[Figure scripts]
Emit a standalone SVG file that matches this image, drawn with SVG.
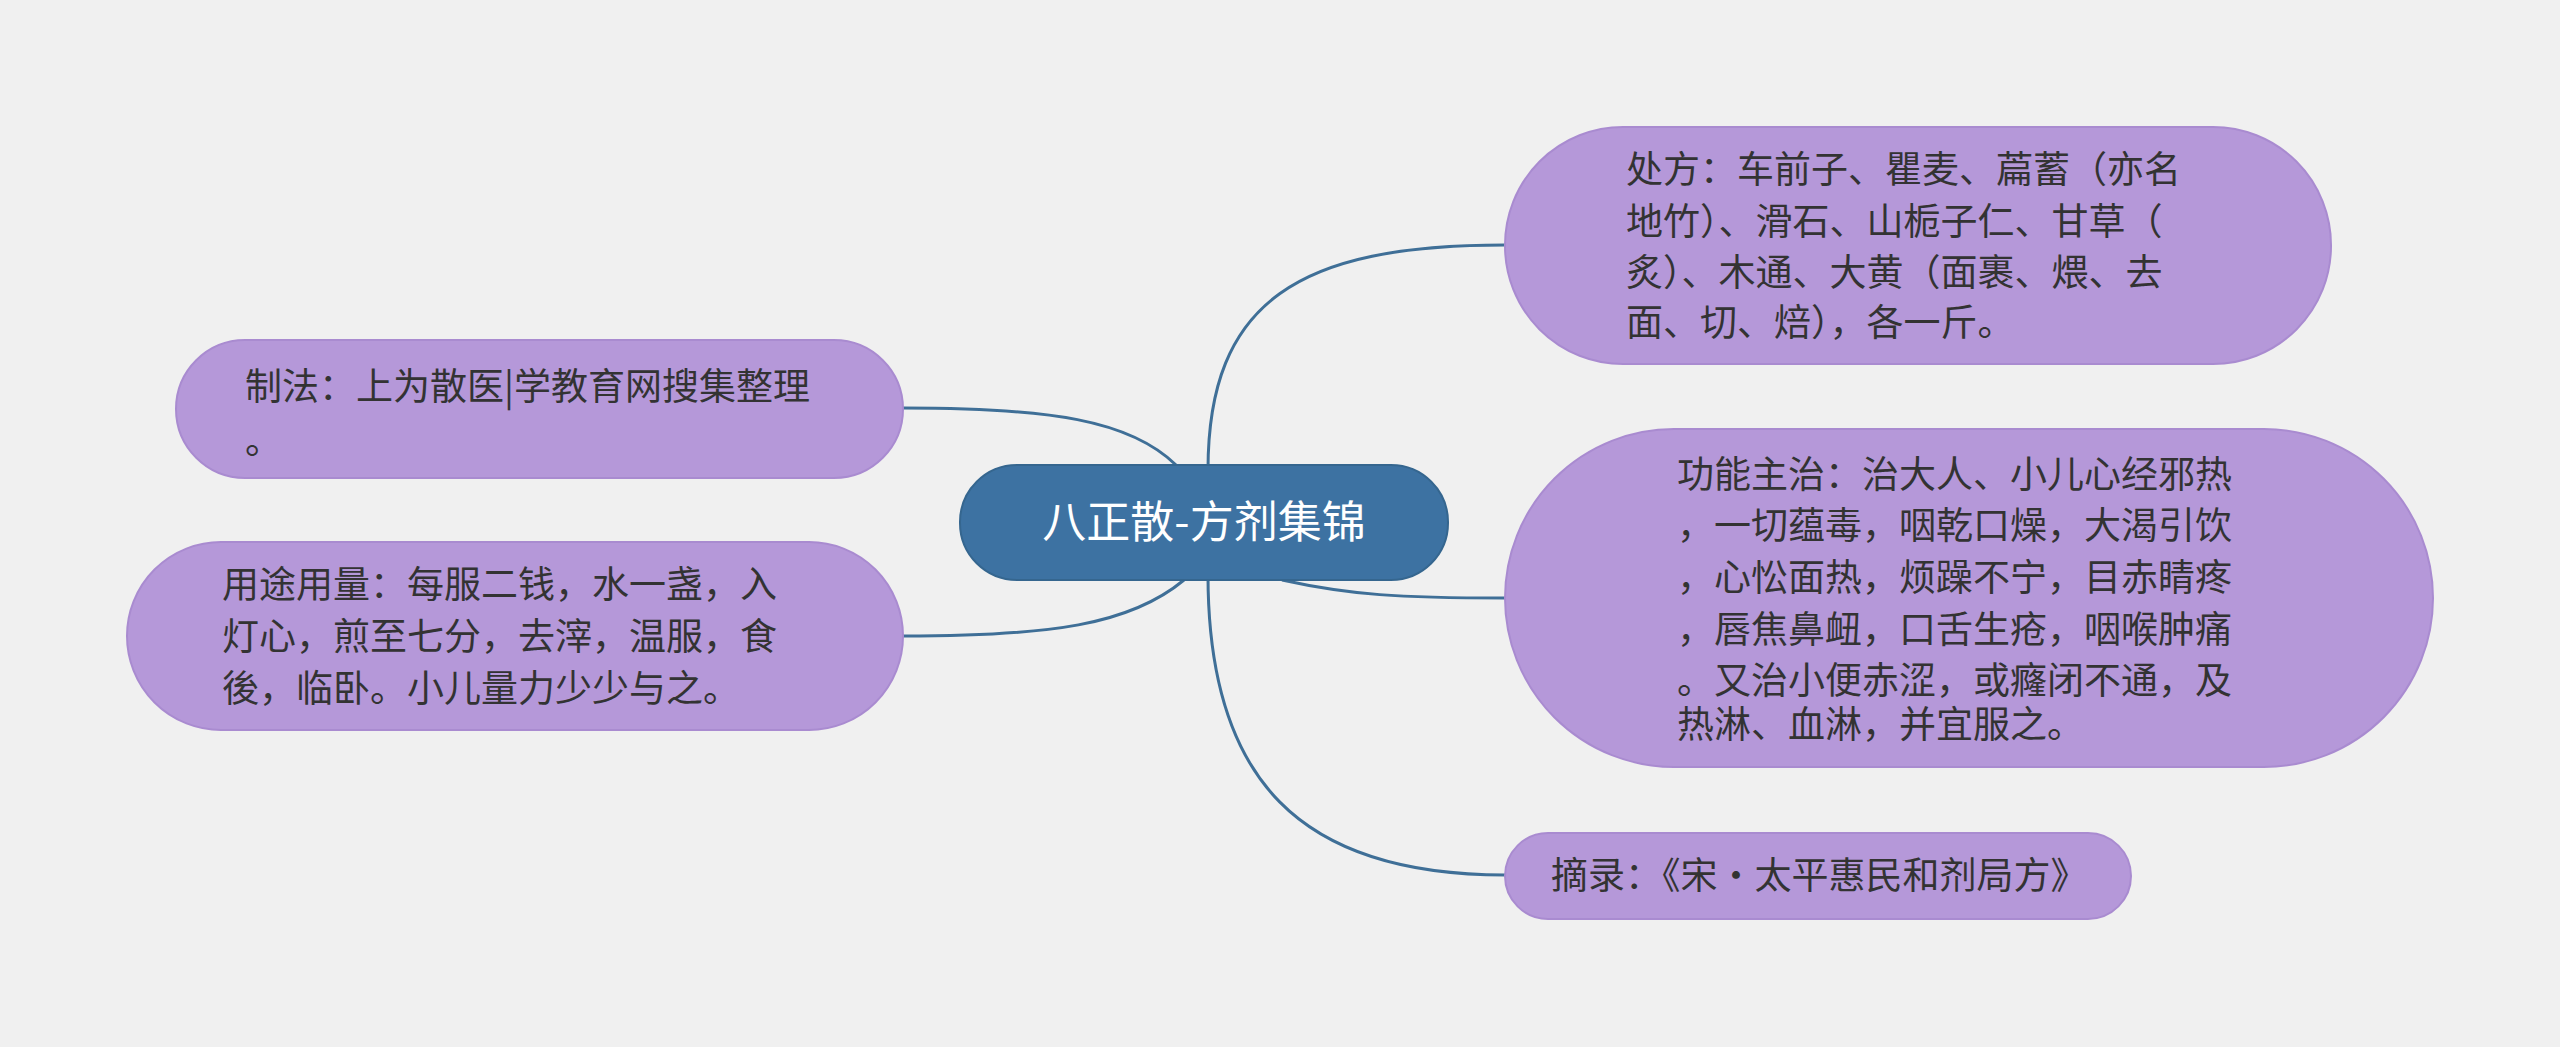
<svg xmlns="http://www.w3.org/2000/svg" width="2560" height="1047" viewBox="0 0 2560 1047">
<style>
.n{fill:#b598d9;stroke:#a98bd0;stroke-width:2}
.t{font-family:"Noto Sans CJK SC","Noto Sans",sans-serif;font-size:37px;fill:#333}
.c{fill:none;stroke:#3f6f97;stroke-width:3}
</style>
<rect width="2560" height="1047" fill="#f0f0f0"/>
<g id="connectors">
<path class="c" d="M1208,470 C1208,300 1300,245 1505,245"/>
<path class="c" d="M1282,580 C1350,595 1400,598 1505,598"/>
<path class="c" d="M1208,575 C1208,780 1300,875 1505,875"/>
<path class="c" d="M1176,465 C1130,420 1050,408 903,408"/>
<path class="c" d="M1184,580 C1130,625 1050,636 903,636"/>
</g>
<g id="center">
<rect x="960" y="465" width="488" height="115" rx="57" fill="#3d72a2" stroke="#35668f" stroke-width="2"/>
<text x="1204" y="538" text-anchor="middle" font-family="Noto Sans CJK SC,sans-serif" font-size="44" fill="#fff">八正散-方剂集锦</text>
</g>
<g id="n1">
<rect class="n" x="1505" y="127" width="826" height="237" rx="118"/>
<text class="t"><tspan x="1626" y="183">处方：车前子、瞿麦、萹蓄（亦名</tspan><tspan x="1626" y="235">地竹）、滑石、山栀子仁、甘草（</tspan><tspan x="1626" y="286">炙）、木通、大黄（面裹、煨、去</tspan><tspan x="1626" y="336">面、切、焙），各一斤。</tspan></text>
</g>
<g id="n2">
<rect class="n" x="1505" y="429" width="928" height="338" rx="169"/>
<text class="t"><tspan x="1677" y="488">功能主治：治大人、小儿心经邪热</tspan><tspan x="1677" y="539">，一切蕴毒，咽乾口燥，大渴引饮</tspan><tspan x="1677" y="591">，心忪面热，烦躁不宁，目赤睛疼</tspan><tspan x="1677" y="643">，唇焦鼻衄，口舌生疮，咽喉肿痛</tspan><tspan x="1677" y="694">。又治小便赤涩，或癃闭不通，及</tspan><tspan x="1677" y="738">热淋、血淋，并宜服之。</tspan></text>
</g>
<g id="n3">
<rect class="n" x="1505" y="833" width="626" height="86" rx="43"/>
<text class="t" x="1551" y="889">摘录：《宋·太平惠民和剂局方》</text>
</g>
<g id="n4">
<rect class="n" x="176" y="340" width="727" height="138" rx="69"/>
<text class="t"><tspan x="245" y="400">制法：上为散医|学教育网搜集整理</tspan><tspan x="245" y="454">。</tspan></text>
</g>
<g id="n5">
<rect class="n" x="127" y="542" width="776" height="188" rx="94"/>
<text class="t"><tspan x="222" y="598">用途用量：每服二钱，水一盏，入</tspan><tspan x="222" y="650">灯心，煎至七分，去滓，温服，食</tspan><tspan x="222" y="702">後，临卧。小儿量力少少与之。</tspan></text>
</g>
</svg>
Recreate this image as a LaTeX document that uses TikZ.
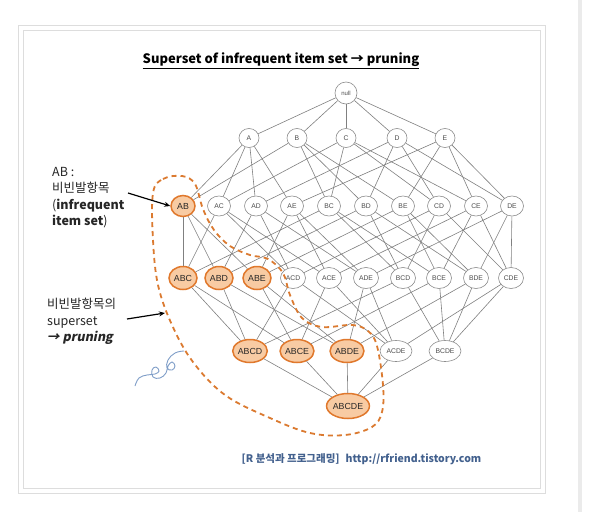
\documentclass[tikz,border=0pt]{standalone}
\usepackage{fontspec}
\setmainfont{Noto Sans CJK KR}
\newfontfamily\prun{Noto Sans CJK KR}[FakeSlant=0.2]
\newfontfamily\nodefont{Liberation Sans}
\usetikzlibrary{shapes.geometric,arrows.meta}
\definecolor{edgegray}{HTML}{808080}
\definecolor{nodegray}{HTML}{8C8C8C}
\definecolor{hlfill}{HTML}{F8CBA3}
\definecolor{hldraw}{HTML}{E0782C}
\definecolor{dashorange}{HTML}{DB7A30}
\definecolor{framegray}{HTML}{DDDDDD}
\definecolor{bargray}{HTML}{EBEBEB}
\definecolor{footblue}{HTML}{43618E}
\definecolor{scribble}{HTML}{7F9EC8}
\tikzset{
  nd/.style={ellipse,draw=nodegray,fill=white,line width=0.6pt,inner sep=0pt,
    font=\nodefont\fontsize{6.8}{7}\selectfont,text=black!70},
  hl/.style={fill=hlfill,draw=hldraw,line width=1.5pt,font=\nodefont\fontsize{8.8}{9}\selectfont,text=black!85},
  lvA/.style={minimum width=20pt,minimum height=19pt},
  lvB/.style={minimum width=23pt,minimum height=20pt},
  lvC/.style={minimum width=25pt,minimum height=21pt},
  lvD/.style={minimum width=32pt,minimum height=21pt},
  edge/.style={draw=edgegray,line width=0.6pt},
  lbl/.style={anchor=north west,align=left,inner sep=0pt,font=\fontsize{12.5}{16.5}\selectfont,text=black!85},
  pointer/.style={draw=black,line width=1.2pt,-{Stealth[length=6pt,width=5pt]}}
}
\begin{document}
\begin{tikzpicture}[x=1pt,y=-1pt]
\useasboundingbox (0,0) rectangle (608,512);
\fill[white] (0,0) rectangle (608,512);
\fill[bargray] (578,0) rectangle (582,512);
\draw[framegray,line width=0.8pt] (18,25) rectangle (545.5,493);
\draw[framegray,line width=0.8pt] (23,30.5) rectangle (540.5,488);

\node[font=\bfseries\fontsize{13}{15}\selectfont] (title) at (281,61) {\underline{Superset of infrequent item set → pruning}};

% lattice nodes
\node[nd,minimum width=22pt,minimum height=22pt,font=\nodefont\fontsize{6}{7}\selectfont] (null) at (346,93) {null};
\foreach \n/\x in {A/249,B/297,C/346,D/397,E/445}
  \node[nd,lvA] (\n) at (\x,138) {\n};
\node[nd,hl,minimum width=24pt,minimum height=21pt] (AB) at (183,206) {AB};
\foreach \n/\x in {AC/219,AD/256,AE/292,BC/329,BD/366,BE/403,CD/439,CE/476,DE/512}
  \node[nd,lvB] (\n) at (\x,206) {\n};
\foreach \n/\x in {ABC/183,ABD/219,ABE/257}
  \node[nd,hl,minimum width=28pt,minimum height=23pt] (\n) at (\x,278) {\n};
\foreach \n/\x in {ACD/293,ACE/329,ADE/366,BCD/403,BCE/439,BDE/476,CDE/511}
  \node[nd,lvC] (\n) at (\x,278) {\n};
\foreach \n/\x in {ABCD/250,ABCE/297,ABDE/347}
  \node[nd,hl,minimum width=31pt,minimum height=23pt] (\n) at (\x,351) {\n};
\foreach \n/\x in {ACDE/396,BCDE/445}
  \node[nd,lvD] (\n) at (\x,351) {\n};
\node[nd,hl,minimum width=38pt,minimum height=25pt] (ABCDE) at (348,406) {ABCDE};

% edges
\foreach \n in {A,B,C,D,E} \path[edge] (null) -- (\n);
\foreach \s/\a/\b in {AB/A/B,AC/A/C,AD/A/D,AE/A/E,BC/B/C,BD/B/D,BE/B/E,CD/C/D,CE/C/E,DE/D/E}
  {\path[edge] (\s) -- (\a); \path[edge] (\s) -- (\b);}
\foreach \s/\a/\b/\c in {ABC/AB/AC/BC,ABD/AB/AD/BD,ABE/AB/AE/BE,ACD/AC/AD/CD,ACE/AC/AE/CE,ADE/AD/AE/DE,BCD/BC/BD/CD,BCE/BC/BE/CE,BDE/BD/BE/DE,CDE/CD/CE/DE}
  {\path[edge] (\s) -- (\a); \path[edge] (\s) -- (\b); \path[edge] (\s) -- (\c);}
\foreach \s/\a/\b/\c/\d in {ABCD/ABC/ABD/ACD/BCD,ABCE/ABC/ABE/ACE/BCE,ABDE/ABD/ABE/ADE/BDE,ACDE/ACD/ACE/ADE/CDE,BCDE/BCD/BCE/BDE/CDE}
  {\path[edge] (\s) -- (\a); \path[edge] (\s) -- (\b); \path[edge] (\s) -- (\c); \path[edge] (\s) -- (\d);}
\foreach \n in {ABCD,ABCE,ABDE,ACDE,BCDE} \path[edge] (ABCDE) -- (\n);

% dashed boundary
\draw[dashorange,line width=1.8pt,dash pattern=on 5pt off 4pt]
  plot[smooth cycle,tension=0.6] coordinates {(153,193) (163,179) (182,176) (195,184) (203,209) (214,230) (230,246) (250,255) (268,259) (283,273) (290,295) (302,318) (322,327) (352,325) (368,331) (377,346) (383,385) (382,412) (372,427) (345,435) (310,433) (270,418) (225,395) (193,362) (172,325) (158,285) (153,240)};

% labels
\node[lbl] (lab1) at (52,167) {AB :\\비빈발항목\\(\textbf{infrequent}\\\textbf{item set})};
\node[lbl] (lab2) at (47,298) {비빈발항목의\\superset\\{\prun\bfseries → pruning}};
\coordinate (t1) at (128,193);
\coordinate (t2) at (127,319);
\coordinate (h2) at (165,313);
\draw[pointer] (t1) -- (AB.west);
\draw[pointer] (t2) -- (h2);

% scribble
\draw[scribble,line width=0.9pt] plot[smooth,tension=0.7] coordinates {(135,386) (139,378) (147,375) (155,374) (159,371) (156,367) (152,370) (153,377) (160,378) (166,373) (168,366) (172,362) (175,366) (172,370) (167,368) (168,360) (175,353) (184,351)};

% footer
\node[font=\bfseries\fontsize{10.5}{12}\selectfont,text=footblue] (foot) at (361.5,459) {[R 분석과 프로그래밍]\hspace{6pt}http://rfriend.tistory.com};
\end{tikzpicture}
\end{document}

WHAT IS EXPECTED:
From the entries above, extract each line containing "that".

THE OUTPUT:
Emit a standalone SVG file that matches this image, drawn with SVG.
Recreate this image as a LaTeX document that uses TikZ.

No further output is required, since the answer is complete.